Contact-load range of rollers of linear-guide 1 with different wavelength ratios (r), a r = 1, b r = 2, c r = 3, d r = 4 (F_Y = 0 N, ϕ = 0°)

5 Conclusions

In this study, a five degree-of-freedom model was proposed to determine the motion characteristics and roller contact forces of a table supported by several linear guides subjected to geometric errors. The proposed linear guide model was validated by means of comparison with the TF technique. The motion characteristics and contact loads of the linear guide and table were investigated for the cases of general-form error and fundamental-waviness error of the guide rails. The following conclusions are drawn from this study:

• Initial preload was unable to compensate the motion error of the linear guide and table with rail error.

• Increasing vertical load lead to a parallel shift in the displacement curves of both the linear guide and table.

• Although the rail contained high-frequency components, mainly low-frequency components were observed in the displacement of the carriage and table.

• When the wavelength ratio exceeded 1.0, the displacement amplitude of the single carriage moving on a rail with waviness error increased continuously. In this case, the displacement and rail profile curves were 180° out-of-phase with each other. When the wavelength ratio was below 1.0, the displacement curve of the carriage was in-phase with the sinusoidal rail profile.
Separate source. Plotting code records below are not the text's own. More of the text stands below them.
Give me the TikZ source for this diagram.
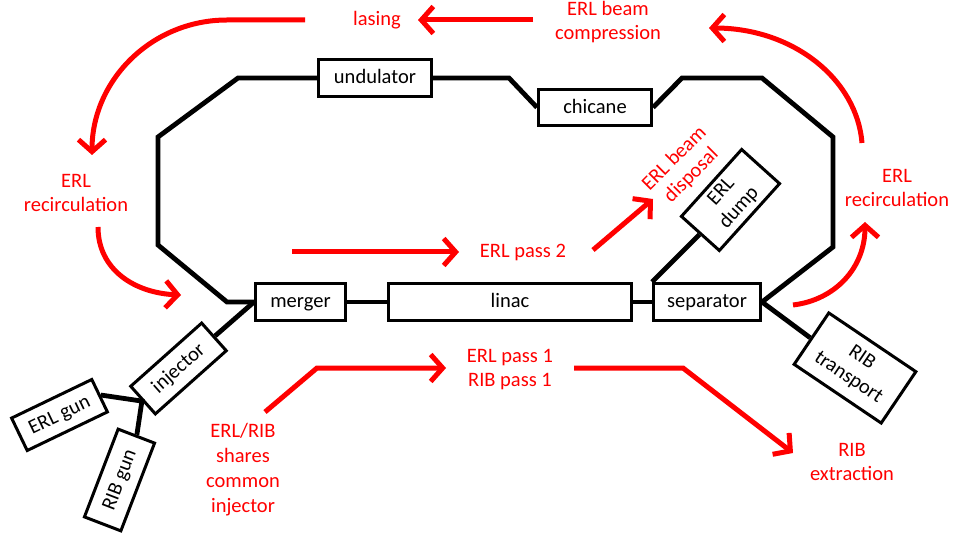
\documentclass[tikz,border=0pt]{standalone}
\usepackage{fontspec}
\setmainfont{Carlito}
\usetikzlibrary{arrows.meta}
\definecolor{beamred}{RGB}{255,0,0}
\begin{document}
\begin{tikzpicture}[x=1pt,y=-1pt,
  every node/.style={font=\fontsize{20.5}{24}\selectfont},
  comp/.style={draw=black,line width=3pt,fill=white,inner sep=0pt,align=center},
  oneline/.style={text height=15pt,text depth=3.4pt},
  beam/.style={line width=4.8pt,line join=miter},
  redtext/.style={text=beamred,align=center,inner sep=0pt},
  redarrow/.style={draw=beamred,line width=5pt,-{Straight Barb[length=12pt,width=27pt,line width=5pt]}},
  redline/.style={draw=beamred,line width=5pt}]
\useasboundingbox (0,0) rectangle (953,537);
% components
\node[comp,oneline,minimum width=113pt,minimum height=37pt] (und) at (375,78) {undulator};
\node[comp,oneline,minimum width=113pt,minimum height=36pt] (chic) at (595,107.5) {chicane};
\node[comp,oneline,minimum width=90pt,minimum height=37pt] (merg) at (300.5,302) {merger};
\node[comp,oneline,minimum width=243pt,minimum height=37pt] (linac) at (510,302) {linac};
\node[comp,oneline,minimum width=107pt,minimum height=37pt] (sep) at (707,302) {separator};
\node[comp,oneline,rotate=41.7,minimum width=95pt,minimum height=37pt] (inj) at (178.5,368.5) {injector};
\node[comp,oneline,rotate=25.7,minimum width=89pt,minimum height=36pt] (erlgun) at (59.5,415) {ERL gun};
\node[comp,oneline,rotate=69,minimum width=94pt,minimum height=39pt] (ribgun) at (119.5,480) {RIB gun};
\node[comp,rotate=48,minimum width=90pt,minimum height=51pt] (dump) at (730.5,200) {ERL\\dump};
\node[comp,rotate=-34,minimum width=105pt,minimum height=62pt] (transp) at (855,368) {RIB\\transport};
% ring corners
\coordinate (c1) at (227,302);
\coordinate (c2) at (158,245);
\coordinate (c3) at (158,137);
\coordinate (c4) at (238,78);
\coordinate (c5) at (509,78);
\coordinate (c6) at (682,78);
\coordinate (c7) at (762,78);
\coordinate (c8) at (833,137);
\coordinate (c9) at (833,247);
% beamlines
\draw[beam] (merg.west) -- (c1) -- (c2) -- (c3) -- (c4) -- (und.west);
\draw[beam] (und.east) -- (c5) -- (chic.west);
\draw[beam] (chic.east) -- (c6) -- (c7) -- (c8) -- (c9) -- (sep.east);
\draw[beam] (merg.east) -- (linac.west);
\draw[beam] (linac.east) -- (sep.west);
\draw[beam] (sep.north west) -- (dump.west);
\draw[beam] (sep.east) -- (transp.west);
\draw[beam] (inj.east) -- (merg.west);
\draw[beam] (erlgun.east) -- (inj.west) -- (ribgun.east);
% red labels
\node[redtext] (lasing) at (377,20) {lasing};
\node[redtext] (compr) at (608,22) {ERL beam\\compression};
\node[redtext] (recl) at (76,193) {ERL\\recirculation};
\node[redtext] (recr) at (897,188) {ERL\\recirculation};
\node[redtext] (pass2) at (523,253) {ERL pass 2};
\node[redtext,rotate=45] (disp) at (683,167) {ERL beam\\disposal};
\node[redtext] (pass1) at (510,370) {ERL pass 1\\RIB pass 1};
\node[redtext,font=\fontsize{20.5}{25}\selectfont] (shares) at (243,470) {ERL/RIB\\shares\\common\\injector};
\node[redtext] (extr) at (852,462) {RIB\\extraction};
% red arrow points
\coordinate (a1s) at (305,20);
\coordinate (a1m) at (227,20);
\coordinate (a1e) at (92,155);
\coordinate (a2s) at (98,227);
\coordinate (a2e) at (181,295);
\coordinate (a3s) at (533,20);
\coordinate (a3e) at (418,20);
\coordinate (a4s) at (862,143);
\coordinate (a4e) at (709,28);
\coordinate (a5s) at (793,305);
\coordinate (a5e) at (865,222);
\coordinate (a6s) at (292,252);
\coordinate (a6e) at (459,252);
\coordinate (a7s) at (593,250);
\coordinate (a7e) at (653,199);
\coordinate (a8s) at (265,412);
\coordinate (a8m) at (317,368);
\coordinate (a8e) at (446,368);
\coordinate (a9s) at (574,368);
\coordinate (a9m) at (683,368);
\coordinate (a9e) at (793,453);
% red arrows
\draw[redarrow] (a1s) -- (a1m) .. controls (152,20) and (92,80) .. (a1e);
\draw[redarrow] (a2s) .. controls (98,270) and (135,293) .. (a2e);
\draw[redarrow] (a3s) -- (a3e);
\draw[redarrow] (a4s) .. controls (857,80) and (794,28) .. (a4e);
\draw[redarrow] (a5s) .. controls (835,300) and (865,268) .. (a5e);
\draw[redarrow] (a6s) -- (a6e);
\draw[redarrow] (a7s) -- (a7e);
\draw[redarrow] (a8s) -- (a8m) -- (a8e);
\draw[redarrow] (a9s) -- (a9m) -- (a9e);
\end{tikzpicture}
\end{document}
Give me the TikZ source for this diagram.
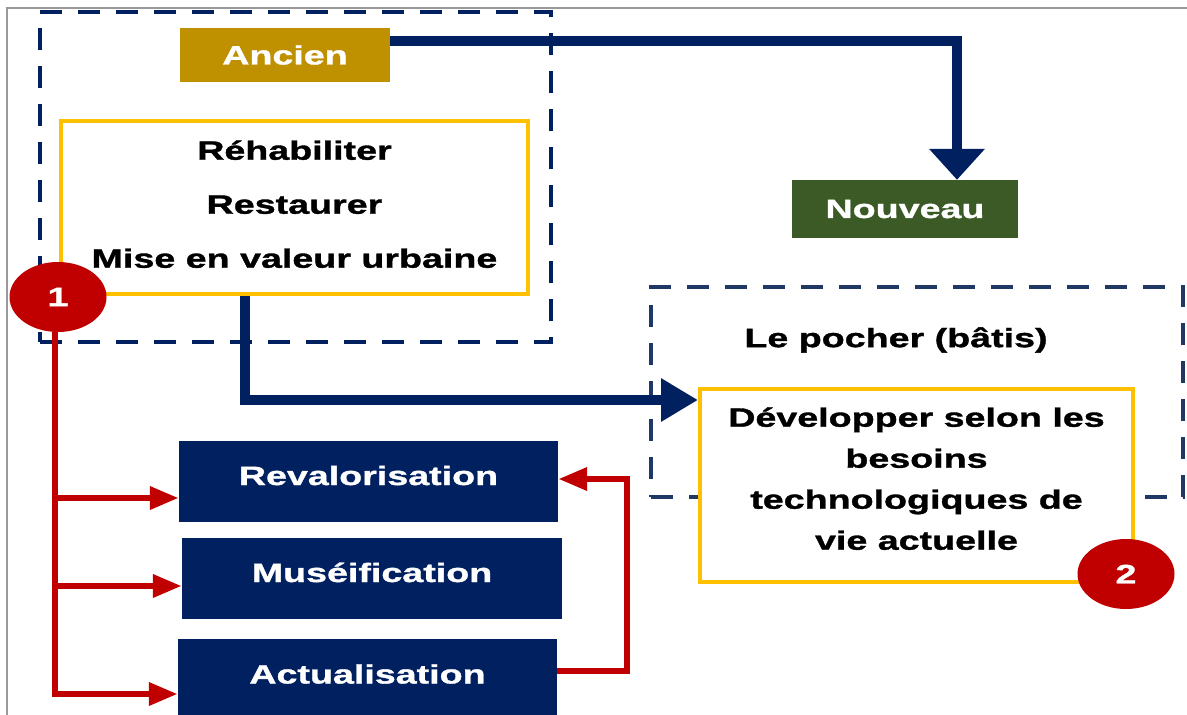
\documentclass[tikz,border=0pt]{standalone}
\usepackage{fontspec}
\setmainfont{Liberation Sans}[FakeStretch=1.42,BoldFeatures={FakeBold=1.3}]
\usetikzlibrary{arrows.meta,shapes.geometric}
\definecolor{navy}{HTML}{002060}
\definecolor{gold}{HTML}{BF9000}
\definecolor{leaf}{HTML}{3B5A25}
\definecolor{crimson}{HTML}{C00000}
\definecolor{amber}{HTML}{FFC000}
\definecolor{slate}{HTML}{203864}
\begin{document}
\begin{tikzpicture}[x=1pt,y=-1pt,
  every node/.style={font=\fontsize{26.5}{41}\selectfont\bfseries,inner sep=0pt},
  tagbox/.style={fill=#1,text=white},
  stage/.style={tagbox=navy,text height=19pt,text depth=12pt},
  framebox/.style={draw=amber,line width=4pt,fill=white,align=center},
  zone/.style={draw=#1,line width=4.5pt,dash pattern=on 22pt off 16pt},
  badge/.style={ellipse,fill=crimson,text=white,minimum width=97pt,minimum height=70pt},
  flow/.style={navy,line width=10pt},
  link/.style={crimson,line width=6.5pt,-{Triangle[length=29pt,width=22pt]}}]
\useasboundingbox (0,0) rectangle (1187,715);\clip (0,0) rectangle (1187,715);
\draw[gray!80,line width=1.5pt] (7,715)--(7,8)--(1187,8);
\node[zone=navy,minimum width=511pt,minimum height=330pt] (zoneA) at (295.5,177) {};
\node[zone=slate,minimum width=532pt,minimum height=210pt] (zoneB) at (917,392) {};
\node[tagbox=gold,minimum width=210pt,minimum height=54pt] (anc) at (285,55) {Ancien};
\node[tagbox=leaf,minimum width=226pt,minimum height=58pt] (nouv) at (905,209) {Nouveau};
\node[framebox,font=\fontsize{26.5}{54}\selectfont\bfseries,text depth=7pt,minimum width=467pt,minimum height=173pt] (act1) at (294.5,207.5) {Réhabiliter\\Restaurer\\Mise en valeur urbaine};
\node (pocher) at (896,340) {Le pocher (bâtis)};
\node[framebox,text depth=14pt,minimum width=433pt,minimum height=193pt] (dev) at (916.5,485.5) {Développer selon les\\besoins\\technologiques de\\vie actuelle};
\node[stage,minimum width=379pt,minimum height=81pt] (rev) at (368.5,481.5) {Revalorisation};
\node[stage,minimum width=380pt,minimum height=81pt] (mus) at (372,578.5) {Muséification};
\node[stage,minimum width=379pt,minimum height=82pt] (actu) at (367.5,680) {Actualisation};
\draw[flow,-{Triangle[length=31pt,width=54pt]}] ([yshift=14pt]anc.east) -| ([xshift=52pt]nouv.north);
\draw[flow,-{Triangle[length=37pt,width=41pt]}] ([xshift=-49.5pt]act1.south) |- ([yshift=-13pt]dev.north west);
\node[badge] (c1) at (58,297) {1};
\node[badge] (c2) at (1126,574) {2};
\coordinate (rin) at ([yshift=-16.5pt]rev.west);\coordinate (min) at ([yshift=-7.5pt]mus.west);
\draw[link] ([xshift=-3pt]c1.south) |- ([yshift=-14pt]actu.west);
\draw[link] ([xshift=-3pt]c1.south |- rin) -- (rin);\draw[link] ([xshift=-3pt]c1.south |- min) -- (min);
\draw[link] ([yshift=9pt]actu.east) -- ++(70,0) |- ([yshift=2.5pt]rev.east);
\end{tikzpicture}
\end{document}
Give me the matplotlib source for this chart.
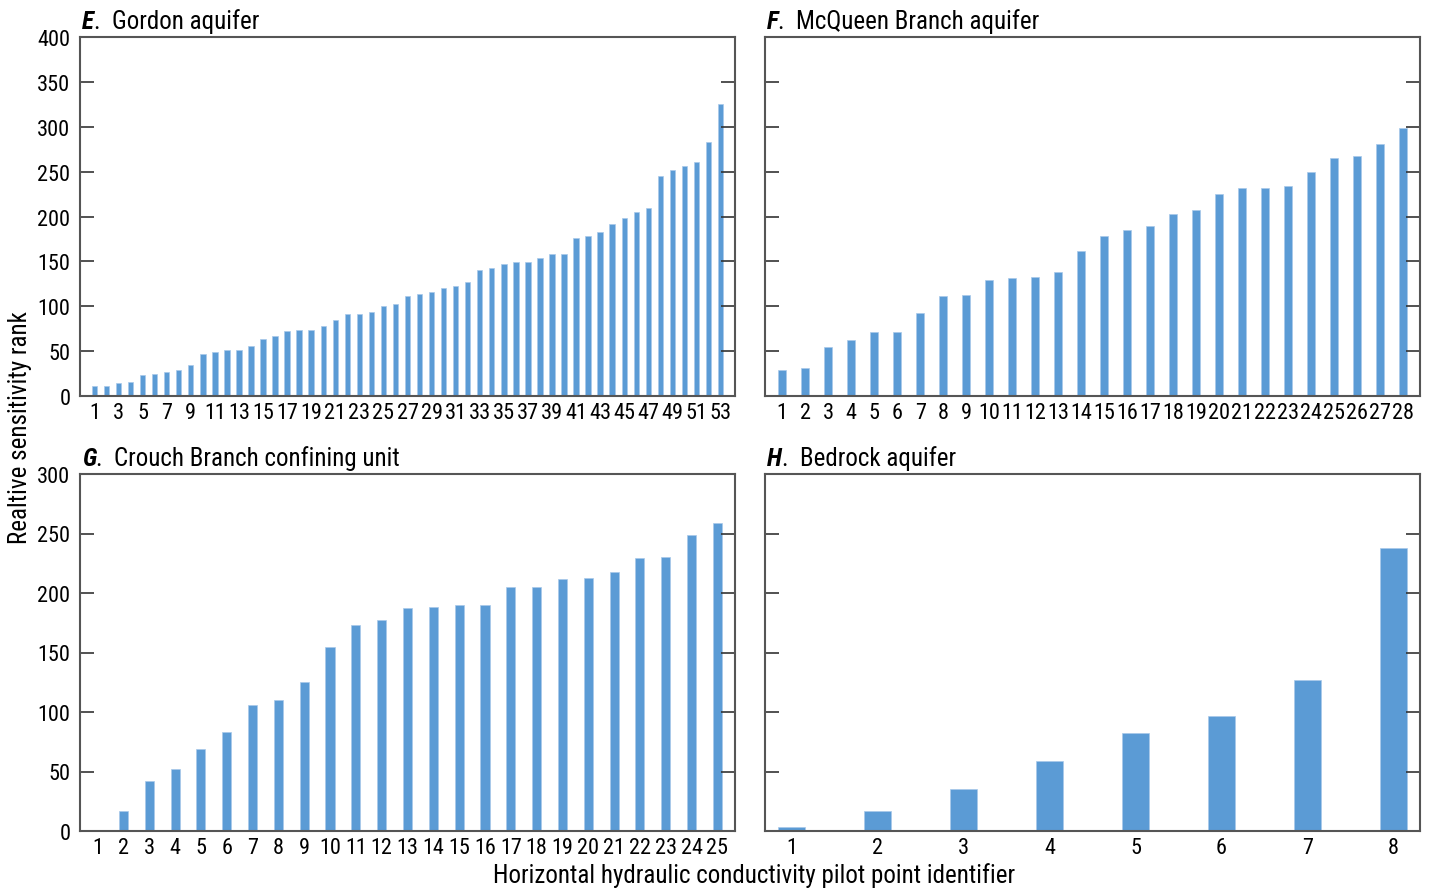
import matplotlib
matplotlib.use("Agg")
import matplotlib.pyplot as plt
from matplotlib import font_manager as fm
import numpy as np

# pick a narrow sans face if one is installed
installed = {f.name for f in fm.fontManager.ttflist}
family = None
for cand in ['Roboto Condensed', 'Liberation Sans Narrow', 'Open Sans Condensed',
             'Noto Sans Condensed', 'DejaVu Sans Condensed']:
    if cand in installed:
        family = cand
        break
if family is None:
    condensed = [f for f in fm.fontManager.ttflist
                 if f.name == 'DejaVu Sans' and str(f.stretch) in ('condensed', 'semi-condensed', '75', '87')]
    if condensed:
        family = 'DejaVu Sans'
        plt.rcParams['font.stretch'] = 'condensed'
    else:
        family = 'Liberation Sans'
plt.rcParams['font.family'] = [family, 'DejaVu Sans']

BAR_COLOR = '#5b9bd5'
SPINE_COLOR = '#555555'

# Relative sensitivity rank by pilot point
gordon = [11, 11, 14, 16, 23, 25, 27, 29, 34, 47, 49, 51, 51, 56, 63, 67, 72, 74,
          74, 78, 85, 91, 91, 94, 100, 102, 111, 114, 116, 120, 123, 127, 140, 143,
          147, 149, 149, 154, 158, 158, 176, 178, 183, 192, 198, 205, 210, 245, 252,
          256, 261, 283, 325]
mcqueen = [29, 31, 55, 62, 71, 71, 93, 111, 113, 129, 131, 133, 138, 162, 178, 185,
           189, 203, 207, 225, 232, 232, 234, 250, 265, 267, 281, 299]
crouch = [0, 17, 42, 52, 69, 83, 106, 110, 125, 155, 173, 177, 187, 188, 190, 190,
          205, 205, 212, 213, 218, 229, 230, 249, 259]
bedrock = [3, 17, 35, 59, 82, 97, 127, 238]

panels = [
    ('E', 'Gordon aquifer', gordon, 400, 0.45, 1.2, 2),
    ('F', 'McQueen Branch aquifer', mcqueen, 400, 0.35, 0.75, 1),
    ('G', 'Crouch Branch confining unit', crouch, 300, 0.35, 0.68, 1),
    ('H', 'Bedrock aquifer', bedrock, 300, 0.32, 0.31, 1),
]

W, H = 1431, 895
fig = plt.figure(figsize=(W / 100, H / 100), dpi=100)

# axes boxes in pixels: left, top, right, bottom
boxes = [(80, 38, 735, 397), (765, 38, 1420, 397),
         (80, 475, 735, 832), (765, 475, 1420, 832)]

for k, (letter, name, vals, ymax, width, pad, step) in enumerate(panels):
    l, t, r, b = boxes[k]
    ax = fig.add_axes([l / W, 1 - b / H, (r - l) / W, (b - t) / H])
    x = np.arange(1, len(vals) + 1)
    ax.bar(x, vals, width=width, color=BAR_COLOR, edgecolor='#a9c9ea', linewidth=0.5)
    ax.set_xlim(1 - pad, len(vals) + pad)
    ax.set_ylim(0, ymax)
    ax.set_xticks(x[::step])
    ax.set_xticklabels([str(v) for v in x[::step]])
    ax.set_yticks(np.arange(0, ymax + 1, 50))
    ax.tick_params(axis='x', length=0, pad=4, labelsize=16)
    ax.tick_params(axis='y', direction='in', length=10, width=1.2, color='#333333',
                   left=True, right=True, labelsize=16, pad=7)
    if k % 2 == 1:
        ax.set_yticklabels([])
    for s in ax.spines.values():
        s.set_color(SPINE_COLOR)
        s.set_linewidth(1.5)

    # panel title: bold italic letter, then the name
    lt = ax.text(0.003, 1.011, letter, transform=ax.transAxes, fontsize=18,
                 fontweight='bold', fontstyle='italic', ha='left', va='bottom')
    ax.annotate('.  ' + name, xy=(1, 0), xycoords=lt, fontsize=18,
                ha='left', va='bottom')

fig.text(20 / W, 1 - 428 / H, 'Realtive sensitivity rank', rotation=90,
         fontsize=18, ha='center', va='center')
fig.text(754 / W, 1 - 876 / H, 'Horizontal hydraulic conductivity pilot point identifier',
         fontsize=18, ha='center', va='center')

fig.savefig('out.png', dpi=100)
plt.close(fig)
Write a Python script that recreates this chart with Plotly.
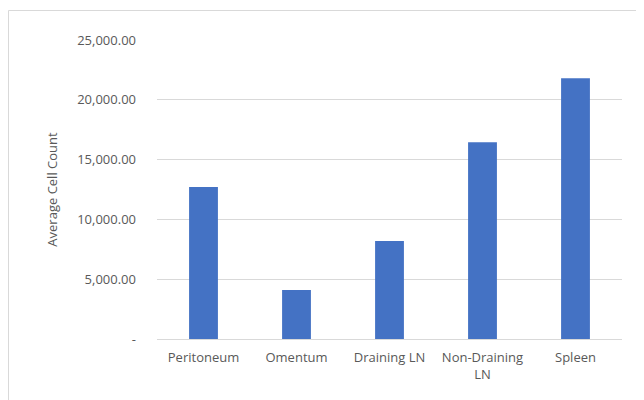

There were several wavelength ratios at which the displacement amplitude was minimized.

• The increasing wavelength of the rail error reduces the roller contact force, as well as the distributed range of contact force.

• When the wavelength of the error is small, the rollers may experience severe loading conditions, which may have an adverse impact on the fatigue life of the linear roller guide.

• As the wavelength ratio changed, the displacement amplitude of the table involved numerous parabolic segments over the entire wavelength-ratio range.